Twitter announced earlier this week that it would be holding a shareholder meeting to put the $44 billion acquisition of the social media platform by Elon Musk to a vote.
The meeting will take place on September 13th, ahead of the five-day court battle with the Tesla CEO, arranged to take place later this fall.
Why the Twitter Shareholder Meeting Matters
Approval of the proposal to adopt the merger agreement requires the affirmative vote of the majority of shareholders as a condition to the closing of the merger. Without it, a “governmental entity may prohibit, delay, or refuse to grant a necessary regulatory approve.”
“Adoption of the merger agreement by our stockholders is the only remaining approval or regulatory condition to completing the merger under the merger agreement and is an important and required step for our stockholders to receive the merger consideration,” Twitter said in a proxy filing with the US Securities and Exchange Commission.
What Happens If the Vote Doesn't Go Through?
According to the proxy filing, submitted to the SEC on behalf of Twitter's Board of Directors, Twitter stockholders who do not vote in favor the merger agreement will have the right to seek appraisal of the value of their shares of our common stock.
“Stockholders who do not vote in favor the merger agreement will have the right to seek appraisal of the “fair value” of their shares of our common stock, exclusive of any elements of value arising from the accomplishment or expectation of the merger and together with interest in lieu of receiving $54.20 per share in cash if the merger is completed.”
Elon Musk Isn't Happy
Musk announced the termination of the $44 billion Twitter acquisition earlier this month for what he claims to be the failure to provide the data requested regarding spam and fake accounts on the platform. In response, Twitter sued Elon Musk for violating the terms of their merger agreement.
Since the deal was brought into question, Twitter’s shares have dramatically fallen.
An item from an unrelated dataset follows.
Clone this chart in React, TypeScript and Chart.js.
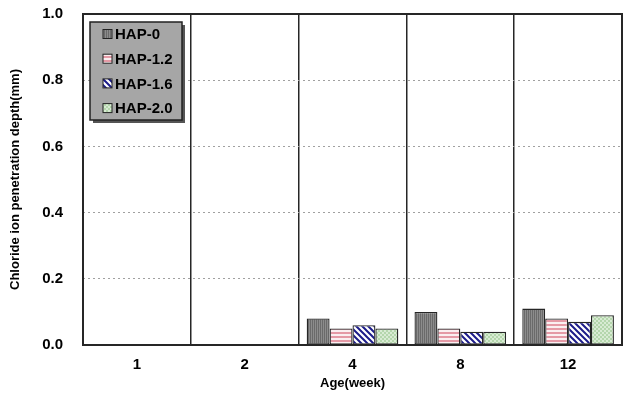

Twitter argued that Musk's reasons for pulling out of the deal was just “buyer's remorse,” having agreed to pay 38% above Twitter's stock price shortly before the stock market and Tesla shares began to fall, causing Musk to lose approximately $100 billion.
A Delaware judge voted in favor of Twitter's request to not delay the trial, despite Musk's attempts, claiming that a delay could cause “irreparable harm” casting a “cloud of uncertainty” over the social media company's value.
The trial will take place in October.